Ireland players say Lionel Messi payment story is ‘nonsense’
Argentinian newspaper claims Irish players were paid $10,000 not to injure Messi in 2010 friendly
Ireland players have rubbished suggestions made in an Argentinian newspaper that they were paid $10,000 each in return for Lionel Messi emerging from 2010’s friendly game at the Aviva unscathed. Photograph: Getty
Irish players involved in the friendly game against Argentina nearly five years ago have dismissed as “absolute nonsense,” a story in which it is suggested they were paid a bonus of $10,000 each for Lionel Messi emerging from the game uninjured.
The allegation was made in the Argentinan newspaper La Nacion which appears to suggest that the game itself was an extension of the arrangement under which Fifa paid the FAI €5 million in the wake of the Thierry Henry handball storm. There has repeatedly been talk in the past that the international organisation played a part in securing a prestige friendly for the Irish association as part of the fallout of the controversy. A subsequent Brazil friendly that was announced a matter of days after the Stade de France fixture was generally deemed the most likely fixture.
The FAI denies that but in any case, the Argentina game, which was used by the association to mark the opening of the redeveloped stadium in August 2010, had been announced fully five months before the World Cup play-off in Paris and the FAI says it is consulting with its legal advisors with regard to the suggestion that it was linked in any way to Ireland’s elimination from the World Cup and all that followed.
A couple of the players that were involved in the game that night have, meanwhile, reacted with some astonishment to the allegation that they were all promised cash payments in the event that Messi came through the game unhurt.
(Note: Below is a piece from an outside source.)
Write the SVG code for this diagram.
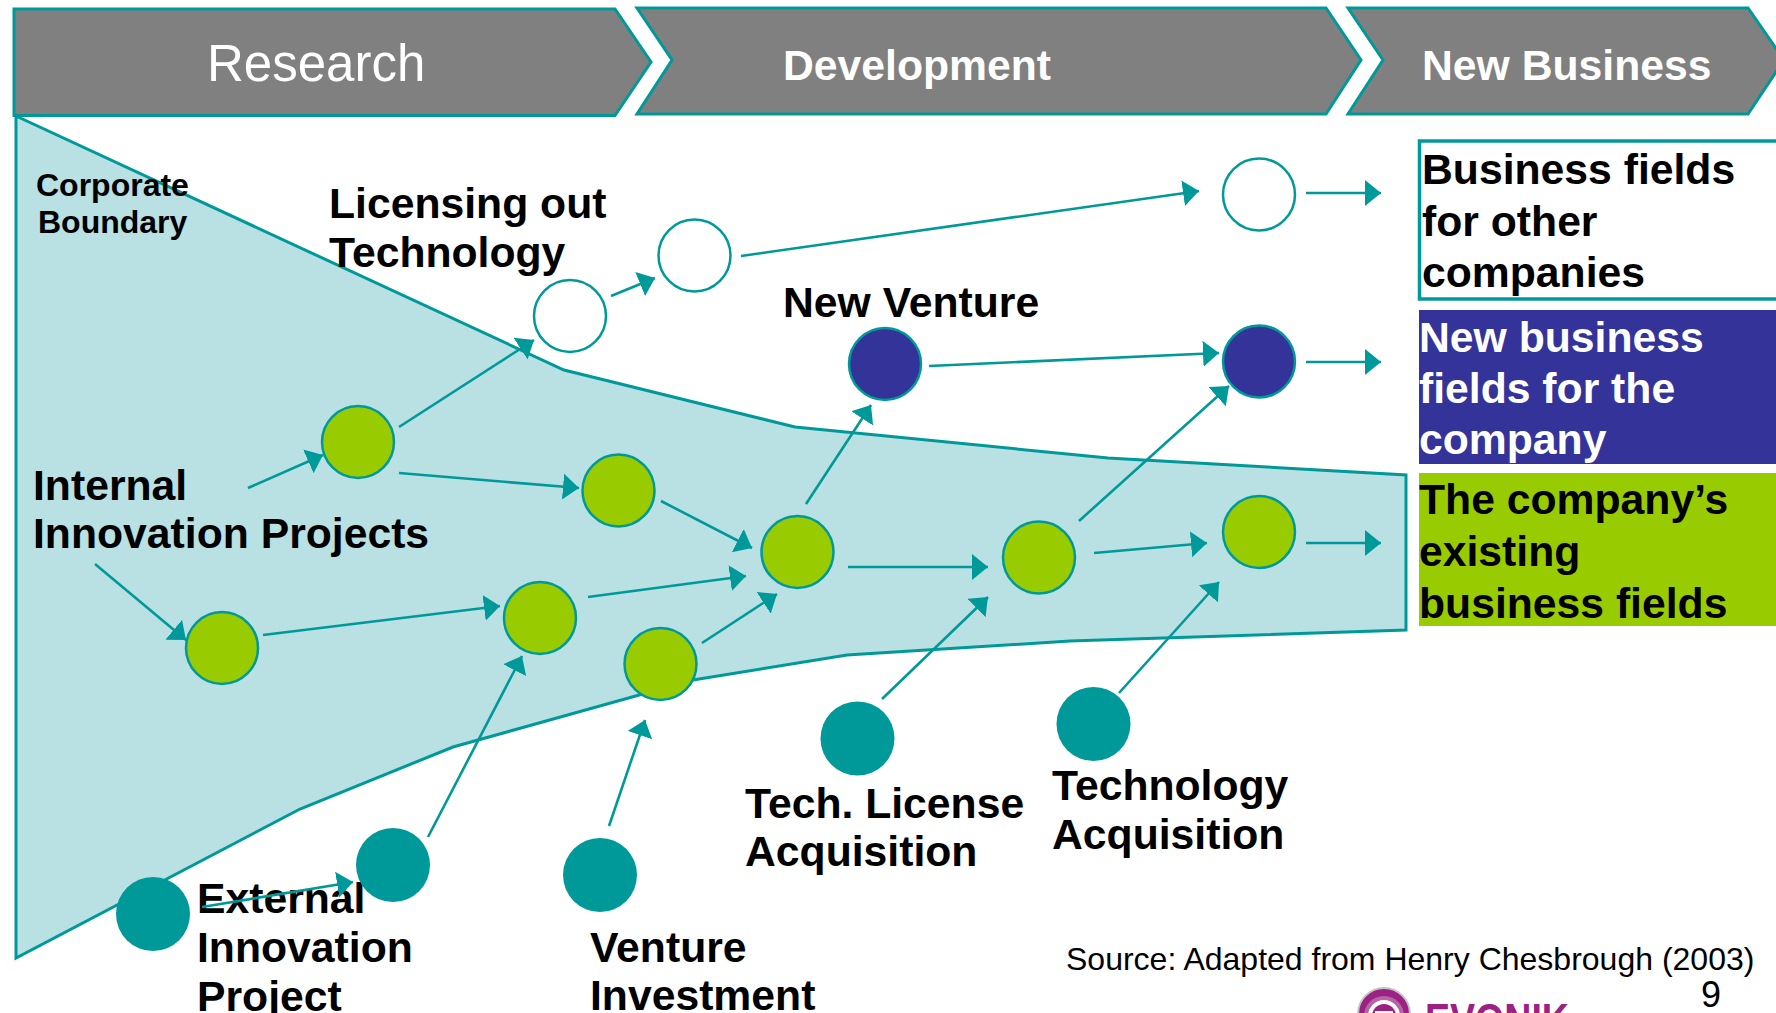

“One hundred per cent, there’s nothing in that at all,” said Kevin Kilbane, who started the game. “Definitely nothing. Obviously there’s the whole issue of insurance around international football but I’ve never heard of anything like that before and there was no suggestion of it to any of the players, nothing whatsoever in the lead up to the game.”
The newspaper suggests that Barcelona, who played a preseason friendly game in China three days before the Dublin match, were reluctant to let Messi take part in the game and unhappy about the lack of adequate insurance cover for the player which, it is suggested, would have cost $5 million.
At this point, La Nacion reports, Julio Grondona, the controversial long term president of the Argentinean Football Association, former senior vice president of Fifa and the man, now deceased, blamed by the federation recently for authorising the transfer of $10 million from Fifa on behalf of the South African FA to accounts controlled by Jack Warner in 2007, suggested that it would be easier and cheaper simply to pay the Irish players not to tackle the star. The paper clearly suggests that this actually happened.
Reports on the game make reference to Messi generally getting past opponents without excessive difficulty but also to one crunching challenge from Richard Dunne (see clip above 3:18); all well within the realms of what might have been expected in normal circumstances.
“It’s absolute nonsense,” says Darren O’Dea, who was on the bench for the game. “I don’t have any idea where it’s come from but the players certainly didn’t get anything.
“I’ve never heard of anything like this,” he continued. “I’ve heard of some pretty weird things but nothing like this. There’s definitely nothing to it.”
Keith Andrews, also involved in the friendly which was settled by a single Angel Di Maria goal, said: “That’s just nonsense. It didn’t happen. I remember that game quite well and Messi was playing well within himself as you’d expect in a friendly at the start of the season.
“But it was still a proper game, one we wanted to win, and and there was no way we were given any instructions about taking it easy on anyone.”